The museum is located at Rua do Campo Alegre, nearby the Kadoorie synagogue, and it testifies to one of the most significant events in the history of mankind. The Jewish community in Porto, whose parents, grandparents and relatives were the victims of the Nazis, during World War II, established the Musuem of the Holocaust, where they recreated the dorms at Auschwitz Concentration Camp, a room with the name of the victims, a flame memorial, and also a cinema and a conference room and a study centre.
On inauguration day, visitors were welcomed as the prisoners to the concentration camp: to the sound of classic music (music related to the Holocaust). Like the Museum of the Holocaust in Washington DC, in the United States, the corridors of the building seek to tell the full story of pursuit, torture, and the killing of over six million people by Nazi Germany, by means of photographs and screens that display the events known as "Shoah" or "Final Solution".
In 2013, the Jewish community in Porto shared the archive referring to the refugees that were en route in Porto with the Washington DC Holocaust Museum all; now, the archive came back to Porto and includes the official documents, testimony, letters and hundreds of individual files, as well as the Sifrei Torá left behind by the refugees in the synagogue of Porto during World War II.
According to the organisers, the Museum of the Holocaust presents “Jewish life before the Holocaust, Nazism, Nazi expansion in Europe, ghettos, refugees, concentration camps, work camps, extermination camps, the Final Solution, the death marches, liberation, Jewish population in the post war the foundation of the state of Israel, wining or dying of hunger, the Righteous Among the Nations”.
But there is more to the Museum. The outline goal is also to invest in teaching, educators’ professional training, the promotion of exhibitions and research. The first of such initiatives is scheduled for 20th September, targeted at professors; it will be attended by holocaust survivors and representatives of similar museums in the world.
"Thousands of tourists are expected in the summer and circa 10 thousand students from schools throughout the year”, states Josef Lassmann, member of the Jewish Community in Porto, in a news release.
The Museum of the Holocaust opens doors between 2.30 pm and 5.30 pm, every working day. It offers free entrance until June.

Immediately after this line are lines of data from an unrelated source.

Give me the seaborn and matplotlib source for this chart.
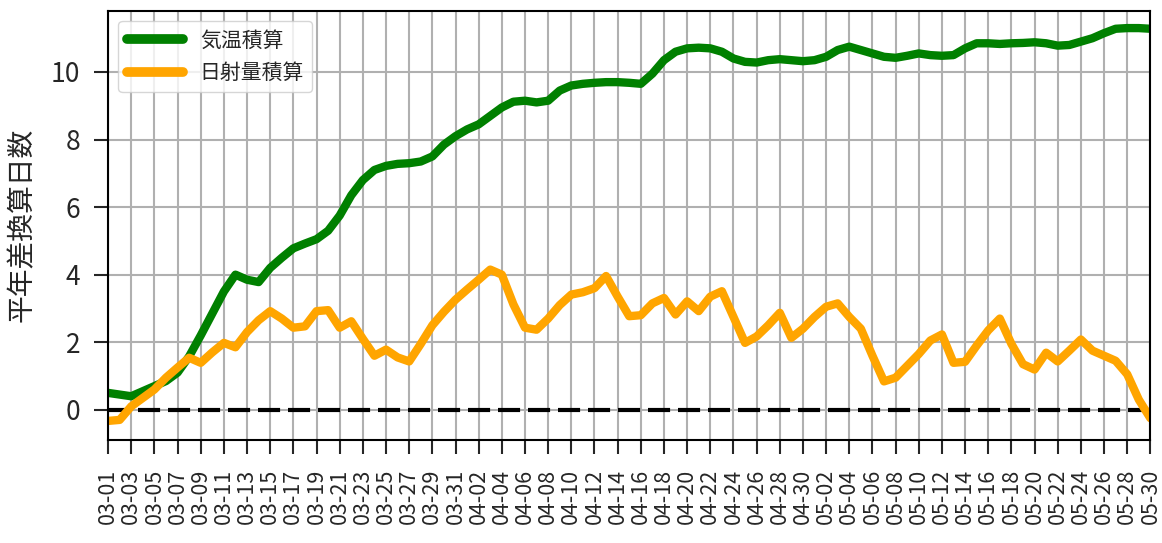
import numpy as np
import pandas as pd
import matplotlib
matplotlib.use("Agg")
import matplotlib.pyplot as plt
import seaborn as sns

# ---- data ----
dates = pd.date_range("2023-03-01", "2023-05-30", freq="D")
date_labels = [d.strftime("%m-%d") for d in dates]

temp_accum = [
    0.50, 0.45, 0.40, 0.55, 0.70, 0.85, 1.10, 1.58, 2.20, 2.85,
    3.50, 4.00, 3.85, 3.78, 4.20, 4.50, 4.78, 4.92, 5.05, 5.30,
    5.75, 6.35, 6.80, 7.10, 7.22, 7.28, 7.30, 7.35, 7.50, 7.85,
    8.10, 8.30, 8.45, 8.70, 8.95, 9.12, 9.15, 9.10, 9.15, 9.45,
    9.60, 9.65, 9.68, 9.70, 9.70, 9.68, 9.65, 9.95, 10.35, 10.60,
    10.70, 10.72, 10.70, 10.60, 10.40, 10.30, 10.28, 10.35, 10.38, 10.35,
    10.32, 10.35, 10.45, 10.65, 10.75, 10.65, 10.55, 10.45, 10.42, 10.48,
    10.55, 10.50, 10.48, 10.50, 10.70, 10.85, 10.85, 10.83, 10.85, 10.86,
    10.88, 10.85, 10.78, 10.80, 10.90, 11.00, 11.15, 11.28, 11.30, 11.30,
    11.28,
]

solar_accum = [
    -0.33, -0.30, 0.10, 0.35, 0.60, 0.95, 1.25, 1.54, 1.39, 1.70,
    1.98, 1.85, 2.30, 2.65, 2.92, 2.70, 2.43, 2.47, 2.92, 2.95,
    2.43, 2.62, 2.10, 1.60, 1.78, 1.55, 1.43, 1.95, 2.50, 2.90,
    3.26, 3.56, 3.85, 4.15, 4.00, 3.12, 2.43, 2.37, 2.70, 3.10,
    3.41, 3.48, 3.60, 3.96, 3.35, 2.77, 2.80, 3.15, 3.31, 2.82,
    3.21, 2.92, 3.35, 3.51, 2.75, 1.98, 2.17, 2.50, 2.87, 2.13,
    2.40, 2.75, 3.05, 3.15, 2.75, 2.40, 1.60, 0.84, 0.95, 1.30,
    1.65, 2.05, 2.23, 1.39, 1.42, 1.90, 2.35, 2.70, 1.95, 1.35,
    1.19, 1.69, 1.43, 1.75, 2.08, 1.75, 1.60, 1.45, 1.05, 0.30,
    -0.25,
]

series_names = ["気温積算", "日射量積算"]
series_colors = ["green", "orange"]
ylabel = "平年差換算日数"

# ---- plot ----
sns.set_style("ticks")
plt.rcParams["font.family"] = ["Noto Sans CJK JP", "DejaVu Sans"]

fig = plt.figure(figsize=(11.62, 5.43), dpi=100)
ax = fig.add_axes([0.093, 0.19, 0.897, 0.79])

days = np.arange(len(dates))
df = pd.DataFrame({"day": days, "temp": temp_accum, "solar": solar_accum})

sns.lineplot(data=df, x="day", y="temp", ax=ax, color=series_colors[0],
             linewidth=6, label=series_names[0])
sns.lineplot(data=df, x="day", y="solar", ax=ax, color=series_colors[1],
             linewidth=6, label=series_names[1])
ax.axhline(0, color="black", linewidth=3, linestyle=(0, (5.3, 1.9)), zorder=1.5)

ax.set_xlim(days[0], days[-1])
ax.set_ylim(-0.89, 11.81)
tick_idx = days[::2]
ax.set_xticks(tick_idx)
ax.set_xticklabels([date_labels[i] for i in tick_idx], rotation=90, fontsize=15.5)
ax.set_yticks([0, 2, 4, 6, 8, 10])
ax.tick_params(axis="y", labelsize=19, length=10, width=1.5, pad=10)
ax.tick_params(axis="x", length=10, width=1.5, pad=11)
ax.set_xlabel("")
ax.set_ylabel(ylabel, fontsize=20, labelpad=10)

ax.grid(True, color="#b0b0b0", linewidth=1.5)
ax.set_axisbelow(True)
for s in ax.spines.values():
    s.set_linewidth(1.5)
    s.set_color("black")

leg = ax.legend(loc="upper left", fontsize=15, handlelength=2.7,
                handletextpad=0.8, frameon=True, fancybox=True, framealpha=0.8)
for line in leg.get_lines():
    line.set_linewidth(7)

fig.savefig("out.png", dpi=100)
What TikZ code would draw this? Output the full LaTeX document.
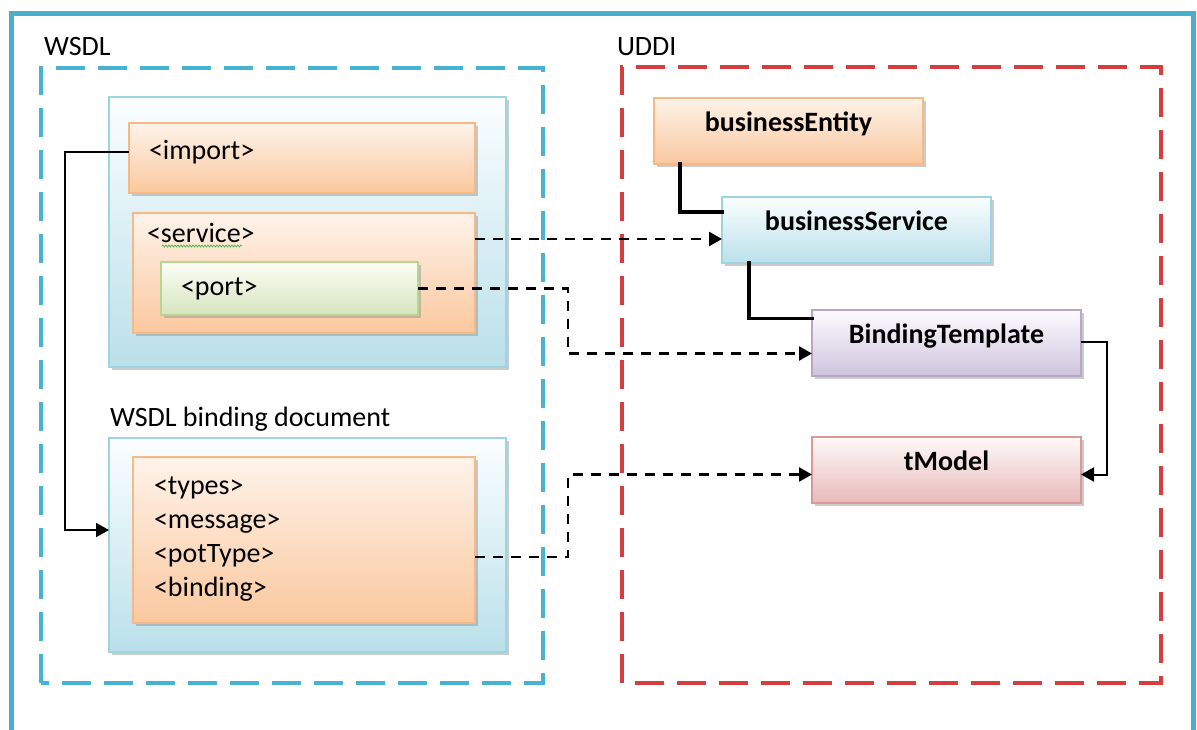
\documentclass[tikz,border=0pt]{standalone}
\usepackage{fontspec}
\setmainfont{Carlito}
\usetikzlibrary{arrows.meta,shadows,decorations.pathmorphing}

\definecolor{framecyan}{RGB}{72,176,204}
\definecolor{wsdlcyan}{RGB}{70,180,208}
\definecolor{uddired}{RGB}{212,62,62}
\definecolor{orTop}{RGB}{254,243,234}
\definecolor{orBot}{RGB}{250,200,158}
\definecolor{orLine}{RGB}{246,184,132}
\definecolor{blTop}{RGB}{251,254,255}
\definecolor{blBot}{RGB}{186,224,234}
\definecolor{blLine}{RGB}{158,212,226}
\definecolor{grTop}{RGB}{251,253,246}
\definecolor{grBot}{RGB}{214,229,190}
\definecolor{grLine}{RGB}{186,212,146}
\definecolor{puTop}{RGB}{253,251,255}
\definecolor{puBot}{RGB}{206,196,221}
\definecolor{puLine}{RGB}{182,166,202}
\definecolor{piTop}{RGB}{255,249,249}
\definecolor{piBot}{RGB}{231,186,186}
\definecolor{piLine}{RGB}{218,152,150}
\definecolor{squiggle}{RGB}{90,180,80}

\begin{document}
\begin{tikzpicture}[
  x=1pt, y=-1pt,
  font=\fontsize{28}{34}\selectfont,
  every node/.style={inner sep=0pt, outer sep=0pt},
  shadowed/.style={drop shadow={shadow xshift=3pt, shadow yshift=-3pt, fill=black!45, opacity=0.45}},
  box/.style={rectangle, draw, line width=1.4pt, shadowed, anchor=north west},
  orangebox/.style={box, draw=orLine, top color=orTop, bottom color=orBot},
  bluebox/.style={box, draw=blLine, top color=blTop, bottom color=blBot},
  greenbox/.style={box, draw=grLine, top color=grTop, bottom color=grBot},
  purplebox/.style={box, draw=puLine, top color=puTop, bottom color=puBot},
  pinkbox/.style={box, draw=piLine, top color=piTop, bottom color=piBot},
  entity/.style={font=\fontsize{28}{34}\selectfont\bfseries, text height=0.66em, text depth=0.5em,
                 minimum width=269pt, minimum height=66pt},
  lbl/.style={anchor=west},
  group/.style={line width=3.2pt, dash pattern=on 29pt off 13pt},
  solidlink/.style={line width=3.4pt, line cap=rect},
  thinlink/.style={line width=2pt},
  dlink/.style={line width=2.6pt, dash pattern=on 10pt off 8pt},
  tip/.style={-{Triangle[length=13pt,width=14pt]}}
]
\useasboundingbox (0,0) rectangle (1197,729);
\fill[white] (0,0) rectangle (1197,729);

% outer frame
\draw[framecyan, line width=5pt] (11,735) -- (11,13) -- (1193,13) -- (1193,735);

% group captions and dashed group borders
\node[lbl] (wsdlcap) at (44,47) {WSDL};
\node[lbl] (uddicap) at (617,47) {UDDI};
\draw[group, wsdlcyan] (41,683) -- (41,68) -- (543,68) -- (543,683) -- cycle;
\draw[group, uddired] (622,683) -- (622,67) -- (1161,67) -- (1161,683) -- cycle;

% WSDL service document
\node[bluebox, minimum width=397pt, minimum height=270pt] (svcpanel) at (109,97) {};
\node[orangebox, minimum width=346pt, minimum height=70pt] (imp) at (129,123) {};
\node[lbl] (imptxt) at (149,152) {<import>};
\node[orangebox, minimum width=342pt, minimum height=120pt] (svc) at (133,213) {};
\node[lbl] (svctxt) at (147,233) {<service>};
\draw[squiggle, line width=0.8pt, decorate, decoration={snake, amplitude=1pt, segment length=3pt}] (162,246) -- (242,246);
\node[greenbox, minimum width=257pt, minimum height=53pt] (port) at (161,262) {};
\node[lbl] (porttxt) at (181,289) {<port>};

% WSDL binding document
\node[lbl] (bindcap) at (110,419) {WSDL binding document};
\node[bluebox, minimum width=397pt, minimum height=214pt] (bindpanel) at (109,438) {};
\node[orangebox, minimum width=342pt, minimum height=166pt] (binddoc) at (133,457) {};
\node[lbl, align=left] (bindtxt) at (154,539) {<types>\\<message>\\<potType>\\<binding>};

% UDDI entities
\node[orangebox, entity] (be) at (654,98) {businessEntity};
\node[bluebox, entity] (bs) at (722,197) {businessService};
\node[purplebox, entity] (bt) at (812,310) {BindingTemplate};
\node[pinkbox, entity] (tm) at (812,437) {tModel};

% UDDI containment links
\draw[solidlink] ([xshift=26pt]be.south west) |- ([yshift=18pt]bs.west);
\draw[solidlink] ([xshift=27pt]bs.south west) |- ([yshift=24.5pt]bt.west);
\draw[thinlink, tip] ([yshift=1.5pt]bt.east) -- ++(26,0) |- ([yshift=-4.5pt]tm.east);

% WSDL to UDDI mappings
\coordinate (jog) at (568,0);
\draw[dlink, tip] ([yshift=34pt]svc.east) -- ([yshift=34pt]svc.east -| bs.west);
\draw[dlink, tip] (port.east) -| ([yshift=-10.5pt]bt.west -| jog) -- ([yshift=-10.5pt]bt.west);
\draw[dlink, tip] ([yshift=-17pt]binddoc.east) -| ([yshift=-4.5pt]tm.west -| jog) -- ([yshift=-4.5pt]tm.west);

% import refers to the binding document
\coordinate (imprail) at (65,0);
\draw[thinlink, tip] ([yshift=6pt]imp.west) -| ([yshift=15pt]bindpanel.west -| imprail) -- ([yshift=15pt]bindpanel.west);
\end{tikzpicture}
\end{document}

The Municipality of Porto joins the Never Forget Project
Porto City Hall joins the National Programme in the scope of the Holocaust Remembrance - Never Forget Project, launched on occasion of the 80th anniversary of the actions by Aristides de Sousa Mendes, the Portuguese consul-general in the French city of Bordeaux who defied the orders of Salazar and issued visas that granted safe passage to war refugees, many of whom were Jewish.
This project remembers and condemns the terror and the destruction of World War II, and not only the extermination of millions of Jews, but also Roma people, disabled people, homosexuals, intellectuals and political opponents. The target goal is, also, to remember the suffering of the victims, namely Portuguese citizens held as war prisoners, and the refugees that sought rescue in Portugal and the brave action of Portuguese saviours.